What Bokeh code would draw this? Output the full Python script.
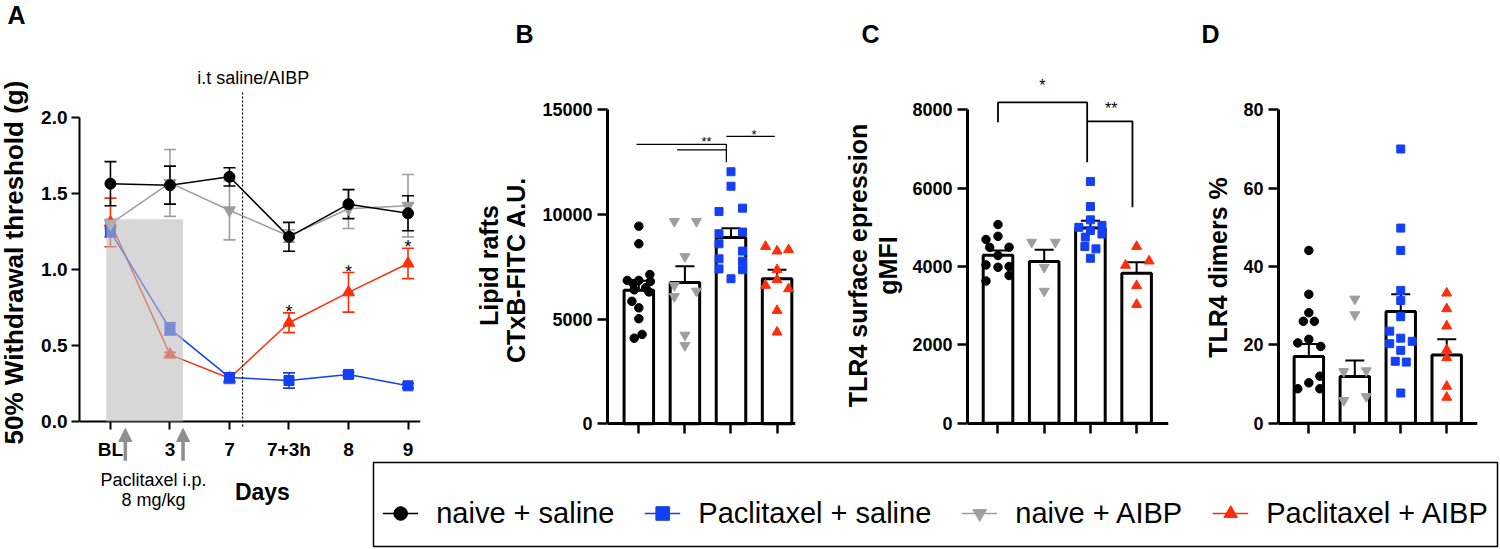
import math
from bokeh.plotting import figure
from bokeh.models import (Range1d, FixedTicker, Whisker, TeeHead, ColumnDataSource, Arrow,
                          NormalHead, BoxAnnotation, Label, Legend, LegendItem, PrintfTickFormatter)
from bokeh.layouts import row, column
from bokeh.embed import file_html
from bokeh.resources import INLINE
from bokeh.core.properties import value

FONT = "Liberation Sans"
BLACK, BLUE, GRAY, RED = "#000000", "#1440f5", "#9e9e9e", "#ff2d0a"

# ---------------- Panel A data (50% withdrawal threshold, g) ----------------
days = ["BL", "3", "7", "7+3h", "8", "9"]
a_naive_saline = [1.565, 1.555, 1.61, 1.215, 1.43, 1.37]
a_naive_saline_sem = [0.145, 0.125, 0.06, 0.095, 0.095, 0.115]
a_ptx_saline = [1.25, 0.61, 0.29, 0.27, 0.31, 0.235]
a_ptx_saline_sem = [0.035, 0.04, 0.03, 0.05, 0.015, 0.015]
a_naive_aibp = [1.30, 1.57, 1.39, 1.22, 1.40, 1.42]
a_naive_aibp_sem = [0.03, 0.22, 0.195, 0.04, 0.13, 0.205]
a_ptx_aibp = [1.31, 0.44, 0.285, 0.65, 0.85, 1.04]
a_ptx_aibp_sem = [0.16, 0.015, 0.035, 0.065, 0.13, 0.10]
a_sig_days = [3, 4, 5]          # indices of days with "*"

# ---------------- Panels B-D (bar order: naive+saline, naive+AIBP, Ptx+saline, Ptx+AIBP) ----
b_means = [6380, 6750, 8900, 6930]
b_sem = [450, 780, 440, 430]
b_ns = [9440, 8600, 7130, 6850, 6850, 6800, 6700, 6500, 6400, 6300, 5850, 5540, 5020, 4270, 4090]
b_na = [9670, 9670, 7990, 6610, 6340, 6080, 4240, 3740]
b_ps = [12040, 11350, 10300, 10140, 9160, 9080, 8600, 8250, 7880, 7770, 7400, 7360, 6930]
b_pa = [8470, 8250, 8310, 7360, 6880, 6610, 6450, 5410, 4380]

c_means = [4290, 4130, 4980, 3830]
c_sem = [120, 295, 190, 280]
c_ns = [5070, 4690, 4770, 4490, 4490, 4280, 4040, 4000, 3980, 3770, 3630]
c_na = [4620, 4620, 3980, 3370]
c_ps = [6170, 5530, 5190, 5000, 5050, 4920, 4750, 4830, 4510, 4450, 4210]
c_pa = [4510, 4030, 4140, 3510, 3030]

d_means = [17.0, 11.9, 28.5, 17.4]
d_sem = [3.2, 4.1, 4.4, 4.0]
d_ns = [44.1, 32.9, 28.2, 26.0, 26.0, 21.4, 20.5, 19.6, 12.0, 10.3, 8.8, 8.8]
d_na = [31.7, 27.7, 13.2, 13.4, 5.8, 6.8]
d_ps = [70.0, 49.8, 44.1, 33.9, 31.3, 27.2, 23.5, 21.7, 20.3, 20.9, 18.6, 15.8, 15.6, 7.7]
d_pa = [33.2, 29.2, 24.8, 18.7, 16.7, 9.4, 6.6]

# horizontal scatter offsets (layout only, in category widths)
b_ns_dx = [0, 0, .24, -.25, 0, .25, -.12, .15, -.1, .22, -.15, 0, 0, .07, -.1]
b_na_dx = [-.23, .25, 0, -.23, .25, -.23, 0, 0]
b_ps_dx = [0, 0, .25, -.26, .25, -.26, -.26, .25, -.26, .25, -.26, .25, 0]
b_pa_dx = [-.25, 0, .25, 0, 0, -.25, .25, 0, 0]
c_ns_dx = [0, -.26, 0, -.18, .24, 0, -.26, .24, 0, .24, -.26]
c_na_dx = [-.27, .24, 0, 0]
c_ps_dx = [0, 0, 0, -.25, .25, 0, -.11, .25, -.12, .12, 0]
c_pa_dx = [0, -.24, .27, 0, 0]
d_ns_dx = [0, 0, 0, -.12, .12, 0, -.24, .26, .24, 0, -.24, .24]
d_na_dx = [0, 0, -.24, .25, -.24, .25]
d_ps_dx = [0, 0, 0, 0, 0, 0, -.24, 0, -.24, .25, 0, -.12, .12, 0]
d_pa_dx = [0, 0, 0, 0, 0, 0, 0]

groups = ["naive + saline", "Paclitaxel + saline", "naive + AIBP", "Paclitaxel + AIBP"]
colors = {"naive + saline": BLACK, "Paclitaxel + saline": BLUE, "naive + AIBP": GRAY, "Paclitaxel + AIBP": RED}
markers = {"naive + saline": "circle", "Paclitaxel + saline": "square",
           "naive + AIBP": "inverted_triangle", "Paclitaxel + AIBP": "triangle"}
bar_groups = ["naive + saline", "naive + AIBP", "Paclitaxel + saline", "Paclitaxel + AIBP"]
a_series = {"naive + saline": a_naive_saline, "Paclitaxel + saline": a_ptx_saline,
            "naive + AIBP": a_naive_aibp, "Paclitaxel + AIBP": a_ptx_aibp}

TOP_H = 461       # height of the top row; every top frame spans its full height


def style(p, tick_size, axis_w, tick_w, tick_out, standoff):
    p.xgrid.visible = False
    p.ygrid.visible = False
    p.outline_line_color = None
    for ax in (p.xaxis[0], p.yaxis[0]):
        ax.axis_line_width = axis_w
        ax.axis_line_color = "black"
        ax.major_tick_line_width = tick_w
        ax.major_tick_line_color = "black"
        ax.major_tick_out = tick_out
        ax.major_tick_in = 0
        ax.minor_tick_line_color = None
        ax.major_label_text_font = FONT
        ax.major_label_text_font_style = "bold"
        ax.major_label_text_font_size = tick_size
        ax.major_label_text_color = "black"
        ax.major_label_standoff = standoff
    p.xaxis[0].fixed_location = 0


def new_fig(w, xr, yr, l, r):
    p = figure(width=w, height=TOP_H, x_range=xr, y_range=yr, output_backend="svg",
               toolbar_location=None, tools="", min_border_left=l, min_border_right=r,
               min_border_top=0, min_border_bottom=0)
    p.background_fill_color = "white"
    p.border_fill_color = "white"
    return p


def text_fig(w, h, entries):
    """Small axis-less figure holding y-axis titles and panel letters (pixel-like coordinates)."""
    p = figure(width=w, height=h, x_range=Range1d(0, w), y_range=Range1d(h, 0), output_backend="svg",
               toolbar_location=None, tools="", min_border=0, x_axis_location=None, y_axis_location=None)
    p.grid.visible = False
    p.outline_line_color = None
    for (x, y, txt, size, bold, angle, align, baseline) in entries:
        p.text(x=[x], y=[y], text=[txt], angle=angle, text_font=value(FONT), text_font_size=size,
               text_font_style="bold" if bold else "normal", text_align=align,
               text_baseline=baseline, text_color="black")
    return p


ROT = math.pi / 2

# ======================= Panel A =======================
labA = text_fig(38, TOP_H, [
    (13, 262, "50% Withdrawal threshold (g)", "26px", True, ROT, "center", "middle"),
    (7, 0, "A", "25px", True, 0, "left", "top"),
])
pA = new_fig(422, Range1d(-0.52, 5.21), Range1d(-0.263, 2.770), 40, 40)
style(pA, "19px", 2, 2, 8, 4)
pA.xaxis[0].ticker = FixedTicker(ticks=list(range(len(days))))
pA.xaxis[0].major_label_overrides = {i: d for i, d in enumerate(days)}
pA.xaxis[0].major_label_standoff = 9
pA.yaxis[0].ticker = FixedTicker(ticks=[0, 0.5, 1.0, 1.5, 2.0])
pA.yaxis[0].formatter = PrintfTickFormatter(format="%.1f")
pA.yaxis[0].bounds = (0, 2)

xs = list(range(len(days)))
series_A = [
    ("Paclitaxel + AIBP", a_ptx_aibp, a_ptx_aibp_sem, 12),
    ("Paclitaxel + saline", a_ptx_saline, a_ptx_saline_sem, 10),
    ("naive + AIBP", a_naive_aibp, a_naive_aibp_sem, 12),
    ("naive + saline", a_naive_saline, a_naive_saline_sem, 11),
]
for name, m, s, size in series_A:
    c = colors[name]
    pA.line(xs, m, line_color=c, line_width=1.5)
    pA.scatter(xs, m, marker=markers[name], size=size, fill_color=c, line_color=c)
for name, m, s, size in series_A:
    c = colors[name]
    src = ColumnDataSource(dict(x=xs, lo=[a - e for a, e in zip(m, s)], hi=[a + e for a, e in zip(m, s)]))
    pA.add_layout(Whisker(source=src, base="x", lower="lo", upper="hi", line_color=c, line_width=1.6,
                          upper_head=TeeHead(size=12, line_color=c, line_width=1.6),
                          lower_head=TeeHead(size=12, line_color=c, line_width=1.6)))

pA.text(x=a_sig_days, y=[a_ptx_aibp[i] + a_ptx_aibp_sem[i] + 0.005 for i in a_sig_days],
        text=["*"] * len(a_sig_days), text_font=value(FONT), text_font_size="18px",
        text_align="center", text_baseline="alphabetic", text_color="black")

pA.add_layout(BoxAnnotation(left=-0.07, right=1.22, bottom=0, top=1.33,
                            fill_color="#bdbdbd", fill_alpha=0.6, line_color=None))
pA.add_layout(Arrow(x_start=2.22, y_start=2.165, x_end=2.22, y_end=-0.046, start=None, end=None,
                    line_color="black", line_width=1.2, line_dash="2 2"))
pA.add_layout(Label(x=2.40, y=2.262, text="i.t saline/AIBP", text_font=FONT, text_font_size="18px",
                    text_align="center", text_baseline="middle", text_color="black"))
for xi in (0.25, 1.22):
    pA.add_layout(Arrow(x_start=xi, y_start=-0.258, x_end=xi, y_end=-0.046, line_color="#8e8e8e",
                        line_width=3.5, end=NormalHead(size=13, fill_color="#8e8e8e", line_color="#8e8e8e")))


# ======================= Bar panels =======================
def bar_panel(w, yr, xr, l, r, means, sems, pts, dxs, ticks, top):
    p = new_fig(w, xr, yr, l, r)
    style(p, "18px", 3, 2.5, 10, 5)
    cats = list(range(4))
    p.xaxis[0].ticker = FixedTicker(ticks=cats)
    p.xaxis[0].major_label_overrides = {i: "" for i in cats}
    p.yaxis[0].ticker = FixedTicker(ticks=ticks)
    p.yaxis[0].bounds = (0, top)
    p.vbar(x=cats, top=means, width=0.64, bottom=0, fill_color="white", line_color="black", line_width=3)
    sizes = {"circle": 8.5, "square": 8, "triangle": 10, "inverted_triangle": 10}
    for i, g in enumerate(bar_groups):
        mk = markers[g]
        p.scatter([i + d for d in dxs[i]], pts[i], marker=mk, size=sizes[mk],
                  fill_color=colors[g], line_color=colors[g])
    src = ColumnDataSource(dict(x=cats, lo=[m - s for m, s in zip(means, sems)],
                                hi=[m + s for m, s in zip(means, sems)]))
    p.add_layout(Whisker(source=src, base="x", lower="lo", upper="hi", line_color="black", line_width=2,
                         upper_head=TeeHead(size=19, line_color="black", line_width=2),
                         lower_head=TeeHead(size=19, line_color="black", line_width=2)))
    return p


labB = text_fig(75, TOP_H, [
    (28, 265, "Lipid rafts", "25px", True, ROT, "center", "middle"),
    (55, 266, "CTxB-FITC  A.U.", "25px", True, ROT, "center", "middle"),
    (55, 19, "B", "25px", True, 0, "left", "top"),
])
pB = bar_panel(305, Range1d(-1801, 20221), Range1d(-0.68, 3.40), 72, 45,
               b_means, b_sem, [b_ns, b_na, b_ps, b_pa], [b_ns_dx, b_na_dx, b_ps_dx, b_pa_dx],
               [0, 5000, 10000, 15000], 15000)
pB.multi_line(xs=[[-0.05, 1.9, 1.9], [0.83, 1.9], [1.9, 2.95]],
              ys=[[13344, 13344, 12500], [13089, 13089], [13726, 13726]], line_color="black", line_width=1.3)
pB.text(x=[1.47, 2.5], y=[13850 - 357, 14200 - 357], text=["**", "*"], text_font=value(FONT),
        text_font_size="13px", text_align="center", text_baseline="alphabetic", text_color="black")

labC = text_fig(65, TOP_H, [
    (17, 265, "TLR4 surface epression", "25px", True, ROT, "center", "middle"),
    (47, 265, "gMFI", "25px", True, ROT, "center", "middle"),
    (21, 19, "C", "25px", True, 0, "left", "top"),
])
pC = bar_panel(275, Range1d(-978, 10790), Range1d(-0.66, 3.69), 62, 12,
               c_means, c_sem, [c_ns, c_na, c_ps, c_pa], [c_ns_dx, c_na_dx, c_ps_dx, c_pa_dx],
               [0, 2000, 4000, 6000, 8000], 8000)
pC.multi_line(xs=[[0, 0, 1.93, 1.93], [1.93, 2.91, 2.91]],
              ys=[[7685, 8187, 8187, 6664], [7702, 7702, 5515]], line_color="black", line_width=1.8)
pC.text(x=[0.96, 2.45], y=[8851 - 235, 8264 - 235], text=["*", "**"], text_font=value(FONT),
        text_font_size="16px", text_align="center", text_baseline="alphabetic", text_color="black")

labD = text_fig(60, TOP_H, [
    (37, 267, "TLR4 dimers %", "25px", True, ROT, "center", "middle"),
    (21, 19, "D", "25px", True, 0, "left", "top"),
])
pD = bar_panel(260, Range1d(-9.78, 107.9), Range1d(-0.66, 3.67), 37, 23,
               d_means, d_sem, [d_ns, d_na, d_ps, d_pa], [d_ns_dx, d_na_dx, d_ps_dx, d_pa_dx],
               [0, 20, 40, 60, 80], 80)

# ======================= bottom row =======================
BOT_H = 88
pAnn = figure(width=372, height=BOT_H, x_range=Range1d(-1.827, 4.404), y_range=Range1d(BOT_H, 0),
              output_backend="svg", toolbar_location=None, tools="", min_border=0,
              x_axis_location=None, y_axis_location=None)
pAnn.grid.visible = False
pAnn.outline_line_color = None
pAnn.text(x=[0.735, 0.735], y=[18, 39], text=["Paclitaxel i.p.", "8 mg/kg"], text_font=value(FONT),
          text_font_size="18px", text_align="center", text_baseline="middle", text_color="black")
pAnn.text(x=[2.56], y=[31], text=["Days"], text_font=value(FONT), text_font_size="23px",
          text_font_style="bold", text_align="center", text_baseline="middle", text_color="black")

pLeg = figure(width=1128, height=BOT_H, x_range=Range1d(100, 101), y_range=Range1d(0, 1),
              output_backend="svg", toolbar_location=None, tools="", min_border_left=1,
              min_border_right=3, min_border_top=1, min_border_bottom=3,
              x_axis_location=None, y_axis_location=None)
pLeg.grid.visible = False
pLeg.outline_line_color = "black"
pLeg.outline_line_width = 1.5
items = []
for g in groups:
    lr = pLeg.line(x=xs, y=a_series[g], line_color=colors[g], line_width=1.5)
    sr = pLeg.scatter(x=xs, y=a_series[g], marker=markers[g], fill_color=colors[g], line_color=colors[g])
    items.append(LegendItem(label=g, renderers=[lr, sr]))
leg = Legend(items=items, orientation="horizontal", location="bottom_center", margin=16, padding=0,
             spacing=30, glyph_width=36, glyph_height=34, label_standoff=18,
             label_text_font=FONT, label_text_font_size="29px", label_text_color="black",
             border_line_color=None, background_fill_alpha=0)
pLeg.add_layout(leg, "center")

layout = column(row(labA, pA, labB, pB, labC, pC, labD, pD), row(pAnn, pLeg))
open("out.html", "w").write(file_html(layout, INLINE))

=====

> [Stated exercise]: Starting at the top of the listing above, please restate word for word each line up to and including the one that holds "BLACK, BLUE, GRAY, RED", omitting every image.

> [Finished answer]:
What Bokeh code would draw this? Output the full Python script.
import math
from bokeh.plotting import figure
from bokeh.models import (Range1d, FixedTicker, Whisker, TeeHead, ColumnDataSource, Arrow,
                          NormalHead, BoxAnnotation, Label, Legend, LegendItem, PrintfTickFormatter)
from bokeh.layouts import row, column
from bokeh.embed import file_html
from bokeh.resources import INLINE
from bokeh.core.properties import value

FONT = "Liberation Sans"
BLACK, BLUE, GRAY, RED = "#000000", "#1440f5", "#9e9e9e", "#ff2d0a"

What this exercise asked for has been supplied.